[LeetCode] 186. Reverse Words in a String II 翻转字符串中的单词 II

Given an input string, reverse the string word by word. A word is defined as a sequence of non-space characters.
The input string does not contain leading or trailing spaces and the words are always separated by a single space.
For example,
Given s = "the sky is blue",
return "blue is sky the".
Could you do it in-place without allocating extra space?

151. Reverse Words in a String 一样，这里要求不能用额外空间，要用in-place完成。

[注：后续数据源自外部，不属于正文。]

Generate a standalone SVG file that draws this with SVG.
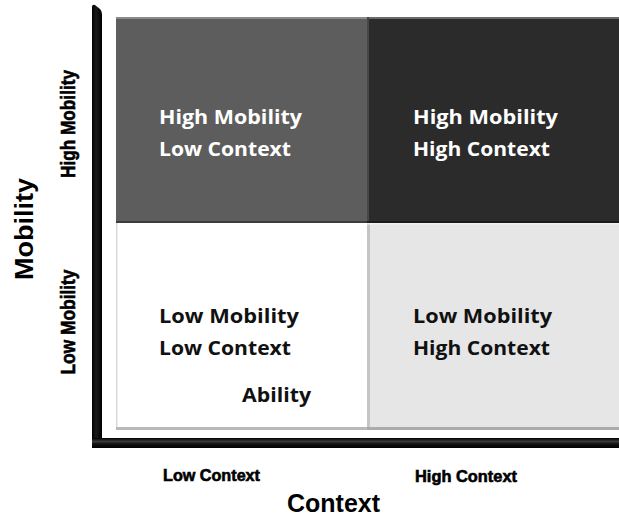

该题假设开头和结尾没有空格，而且单词之间只有一个空格。不需要这些假设也是可以的，就是代码会比较复杂。
思路就是两步走，第一步就是将整个字符串翻转。然后从头逐步扫描，将每个遇到单词再翻转过来。

[注意事项]
1）如果是Java，应该跟面试官指出String是immutable，所以需要用char array来做。
2）follow-up问题：k-step reverse。也就是在第二部翻转的时候，把k个单词看作一个长单词，进行翻转。

Java：

public void reverseWords(char[] s) {  
    reverse(s, 0, s.length);  
    for (int i=0, j=0; j<=s.length; j++) {  
        if (j==s.length || s[j]==' ') {  
            reverse(s, i, j);  
            i =  j + 1;  
        }  
    }  
}  
   
private void reverse(char [] s, int begin, int end) {  
    for (int i=0; i<(end-begin)/2; i++) {  
        char temp = s[begin+i];  
        s[begin+i] = s[end-i-1];  
        s[end-i-1] = temp;  
    }  
} 

Python:

class Solution(object):
    def reverseWords(self, s):
 
        def reverse(s, begin, end):
            for i in xrange((end - begin) / 2):
                s[begin + i], s[end - 1 - i] = s[end - 1 - i], s[begin + i]
 
        reverse(s, 0, len(s))
        i = 0
        for j in xrange(len(s) + 1):
            if j == len(s) or s[j] == ' ':
                reverse(s, i, j)
                i = j + 1

C++:

class Solution {
public:
    void reverseWords(string &s) {
        int left = 0;
        for (int i = 0; i <= s.size(); ++i) {
            if (i == s.size() || s[i] == ' ') {
                reverse(s, left, i - 1);
                left = i + 1;
            }
        }
        reverse(s, 0, s.size() - 1);
    }
    void reverse(string &s, int left, int right) {
        while (left < right) {
            char t = s[left];
            s[left] = s[right];
            s[right] = t;
            ++left; --right;
        }
    }
};